Do you see how ugly this solution is?
Do you see how this might be complicated to understand by other developers and business users?
Can you also imagine the ugly code that you will have to do at the application level to filter in/out courses not available yet?
Solution
Normalization. Redesign the database model at least to Third Normal Form.
Update anomalies
What problems do you see?
- Repeated groups of data (Course related and instructor related)
The anomaly
The update anomaly here would happen when we try to update any course related information or any instructor related information information. Say for example that we change the course name “Analysis Algorithms” to “Fundamentals of Algorithms” and that the update only happens on one row instead of on every row possible, we would have left the database in an inconsistent state.
Solution
Normalization.
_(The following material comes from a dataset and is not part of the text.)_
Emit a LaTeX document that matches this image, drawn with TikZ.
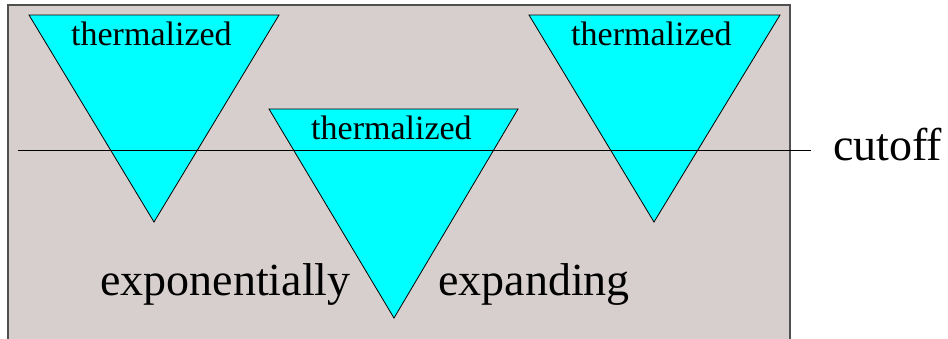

Redesign the database model at least to Third Normal Form.
Delete anomalies
What problems do you see?
- Repeated groups of data (Course related and instructor related)
The anomaly
The delete anomaly here would happen when we try to delete a student . It makes sense that if we delete a student, we also delete any associated rows in the course assignment for that student no? Let’s see what happens if we delete Dario Pardo which is assigned to Data Modeling class among others. Since nobody else is assigned to the Data Modeling class and that was the only row that had information about that class as well as the instructor we would have lost all the data about the course and the instructor. Now…depending on how critical and what type of information that was you or other people above you could loose their job over this; I am not kidding (no evil laugh here)
Solution
Normalization. Redesign the database model at least to Third Normal Form.
A normalized data model
This is a mini solution (it definitely could be much more elaborated, e.g self referencing relationship on courses to handle prerequisites) but for now it will get us away from the update anomalies problem by redesigning the database towards third normal form. Student, Staff, and Courses have been separated out into its own entities and have been connected through associative entities to resolve the many to many relationships to avoid redundant data. With this new design we can do as follows:
- Define new courses without creating a dummy record like we explained in the insertion anomaly.
- Updating course or teacher information now only happens once and touching 1 row only thanks to referential integrity. So we do not have to worry on any possible left outs like explained in the update anomaly.
- Deleting a student and its associated rows in the student_schedule table will not actually delete the course information like explained in the deletion anomaly.